Last year I chided Thomson ISI about their attempt to predict that year's Nobel Prizes in the various subjects based on their citation data. Since they didn't get a single one of the prizes right, I thought that they should probably give it up. After all, citation count doesn't really measure impact all by itself. Right?
My hopes were in vain as they're at it again this year. From the press release:
Each year, data from ISI Web of KnowledgeSM, a Thomson Scientific research solution, is used to quantitatively determine the most influential researchers in the Nobel categories of chemistry, economics, physiology or medicine, and physics. Because of the total citations to their works, these high-impact researchers are named Thomson Scientific Laureates and predicted to be Nobel Prize winners, either this year or in the near future.
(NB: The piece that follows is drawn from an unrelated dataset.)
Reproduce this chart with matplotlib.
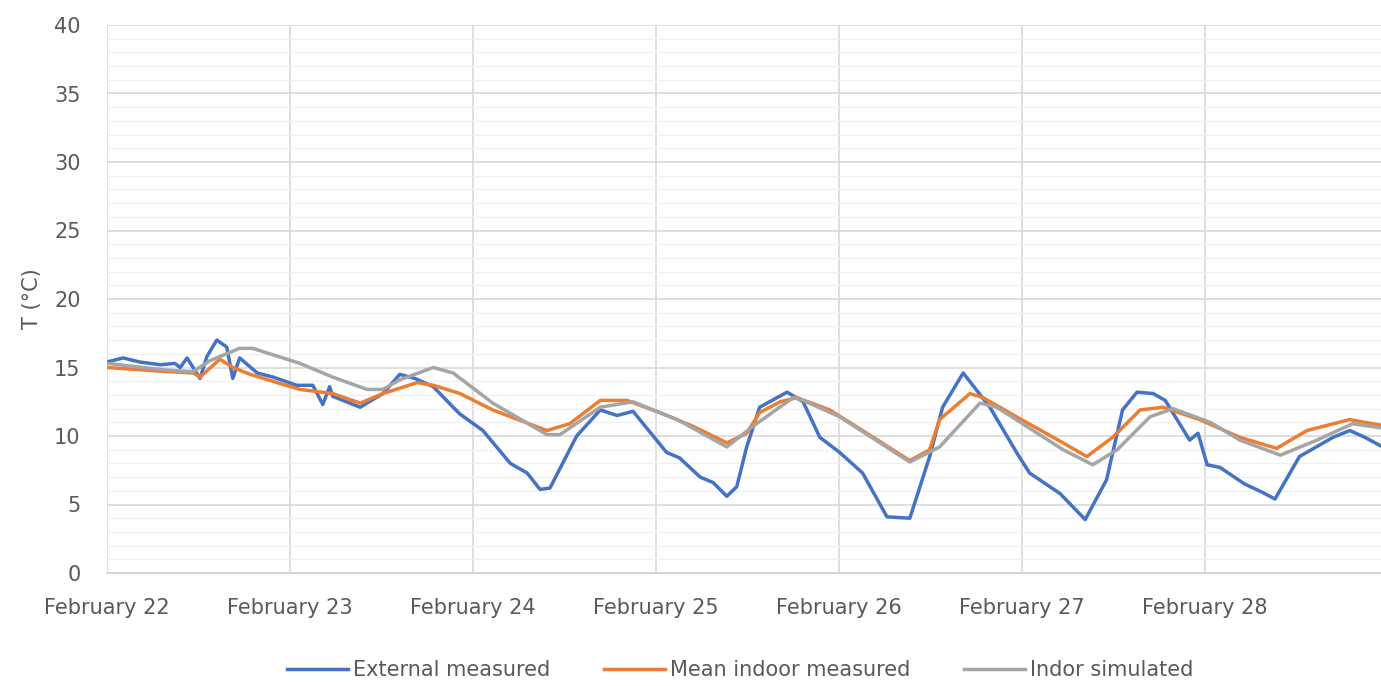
import matplotlib
matplotlib.use("Agg")
import matplotlib.pyplot as plt
import numpy as np
from matplotlib.ticker import MultipleLocator

plt.rcParams["font.family"] = ["DejaVu Sans"]

# Data (hours since Feb 22 00:00, temperature in degC)
ext_hours = [0.0, 2.1, 4.3, 7.0, 8.9, 9.6, 10.5, 12.2, 13.1, 14.4, 15.7, 16.5, 17.4,
             19.7, 21.8, 24.9, 27.0, 28.3, 29.2, 29.6, 33.2, 36.2, 38.4, 40.4, 42.8,
             45.4, 46.3, 49.3, 52.9, 55.1, 56.8, 58.1, 61.6, 64.7, 66.9, 69.0, 73.4,
             75.1, 77.8, 79.5, 81.3, 82.6, 83.9, 85.6, 89.2, 91.3, 93.5, 96.1, 99.1,
             102.3, 105.3, 107.9, 109.6, 112.3, 115.8, 119.3, 121.0, 125.0, 128.3,
             131.1, 133.2, 135.1, 137.2, 138.8, 142.0, 143.1, 144.3, 146.0, 149.2,
             151.5, 153.2, 156.4, 160.8, 163.0, 165.0, 167.0]
ext_temp = [15.4, 15.7, 15.4, 15.2, 15.3, 15.0, 15.7, 14.2, 15.8, 17.0, 16.5, 14.2, 15.7,
            14.6, 14.3, 13.7, 13.7, 12.3, 13.6, 12.9, 12.1, 13.1, 14.5, 14.2, 13.6,
            12.1, 11.6, 10.4, 8.0, 7.3, 6.1, 6.2, 10.0, 11.9, 11.5, 11.8, 8.8,
            8.4, 7.0, 6.6, 5.6, 6.3, 9.2, 12.1, 13.2, 12.5, 9.9, 8.8, 7.3,
            4.1, 4.0, 8.5, 12.1, 14.6, 12.1, 8.8, 7.3, 5.8, 3.9,
            6.8, 11.9, 13.2, 13.1, 12.6, 9.7, 10.2, 7.9, 7.7, 6.5,
            5.9, 5.4, 8.5, 9.9, 10.4, 9.9, 9.3]

indoor_hours = [0.0, 7.9, 11.3, 12.2, 14.8, 16.5, 18.8, 22.3, 25.3, 29.6, 33.2, 36.2,
                40.7, 42.8, 46.3, 50.6, 57.7, 60.7, 64.7, 68.2, 72.5, 76.9, 81.3, 83.9,
                85.6, 88.3, 90.5, 94.8, 99.1, 105.3, 107.9, 109.2, 113.2, 114.9, 119.3,
                125.4, 128.5, 131.9, 135.5, 138.5, 143.3, 148.6, 153.4, 157.4, 163.0, 167.0]
indoor_temp = [15.0, 14.7, 14.6, 14.3, 15.6, 15.0, 14.5, 13.9, 13.4, 13.1, 12.4, 13.1,
               13.9, 13.7, 13.1, 11.9, 10.4, 10.9, 12.6, 12.6, 11.7, 10.7, 9.5, 10.2,
               11.7, 12.5, 12.8, 11.9, 10.4, 8.2, 9.0, 11.2, 13.1, 12.8, 11.4,
               9.5, 8.5, 9.9, 11.9, 12.1, 11.2, 9.9, 9.1, 10.4, 11.2, 10.8]

sim_hours = [0.0, 7.9, 11.3, 13.5, 17.4, 19.1, 25.3, 29.6, 34.1, 36.2, 38.4, 42.8, 45.4,
             50.6, 57.7, 59.4, 64.7, 69.0, 74.8, 81.3, 84.7, 90.0, 91.3, 96.1, 105.3,
             109.2, 114.5, 116.7, 125.4, 129.3, 132.5, 136.8, 139.8, 144.7, 148.6,
             153.9, 158.7, 163.4, 167.0]
sim_temp = [15.3, 14.8, 14.7, 15.5, 16.4, 16.4, 15.3, 14.3, 13.4, 13.4, 14.1, 15.0, 14.6,
            12.4, 10.1, 10.1, 12.1, 12.5, 11.2, 9.2, 10.7, 12.8, 12.6, 11.4, 8.1,
            9.2, 12.4, 12.1, 9.0, 7.9, 9.0, 11.4, 12.0, 11.0, 9.7,
            8.6, 9.7, 10.9, 10.6]

day_labels = ["February 22", "February 23", "February 24", "February 25",
              "February 26", "February 27", "February 28"]

txt = "#595959"
fs = 15
fig = plt.figure(figsize=(13.81, 6.86), dpi=100)
ax = fig.add_axes([107 / 1381, 113 / 686, 1 - 107 / 1381, 548 / 686])

ax.plot(ext_hours, ext_temp, color="#4472C4", lw=2.5, label="External measured", zorder=3)
ax.plot(indoor_hours, indoor_temp, color="#ED7D31", lw=2.5, label="Mean indoor measured", zorder=4)
ax.plot(sim_hours, sim_temp, color="#A5A5A5", lw=2.5, label="Indor simulated", zorder=5)

ax.set_xlim(0, 167.1)
ax.set_ylim(0, 40)
ax.set_xticks(np.arange(len(day_labels)) * 24)
ax.set_xticklabels(day_labels)
ax.yaxis.set_major_locator(MultipleLocator(5))
ax.yaxis.set_minor_locator(MultipleLocator(1))
ax.grid(which="major", axis="both", color="#D9D9D9", lw=1.2, zorder=0)
ax.grid(which="minor", axis="y", color="#F0F0F0", lw=1.0, zorder=0)
ax.set_axisbelow(True)
for s in ["top", "right", "left"]:
    ax.spines[s].set_visible(False)
ax.spines["bottom"].set_color("#D0D0D0")
ax.spines["bottom"].set_linewidth(1.2)
ax.tick_params(axis="both", which="both", length=0, colors=txt, labelsize=fs)
ax.tick_params(axis="y", pad=19)
ax.tick_params(axis="x", pad=18)
ax.set_ylabel("T (°C)", color=txt, fontsize=fs, labelpad=9)

fig.legend(loc="center", bbox_to_anchor=(0.536, 0.023), ncol=3, frameon=False,
           fontsize=fs, handlelength=2.9, handletextpad=0.25, columnspacing=2.6,
           labelcolor=txt)

fig.savefig("out.png", dpi=100)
Of the 54 Thomson Scientific Laureates named since 2002, four have gone on to win Nobel honors. (Bold is mine. -JD)
Yes, 4 out of 54 is nothing to brag about.
So, let's see how they do this year. The Nobel Foundation will start announcing the true Laureates October 8th here.
Below are the ISI predictions; check the press release and the ISI Laureates Predictions site for details about the individual scientists ISI is mentioning.
Samuel J. Danishefsky
Barry M. Trost
Arthur B. McDonald and Yoji Totsuka
Martin J. Rees, F.R.S.
Physiology or Medicine
R. John Ellis, F.R.S; F. Ulrich Hartl and Arthur Horwich
Fred H. Gage
Elhanan Helpman and Gene M. Grossman
Robert B. Wilson and Paul R. Milgrom
Of course, I have nothing against the scientists and economists that Thomson nominates nor do I want to cast any negative light on the work that they have done. I only want to point out the folly of the methodology that Thomson is using.
We'll see how it goes this year. I'll update this post as the Nobel's are annouced. Oddly, I find myself rooting for Thomson to get a couple of them right this year.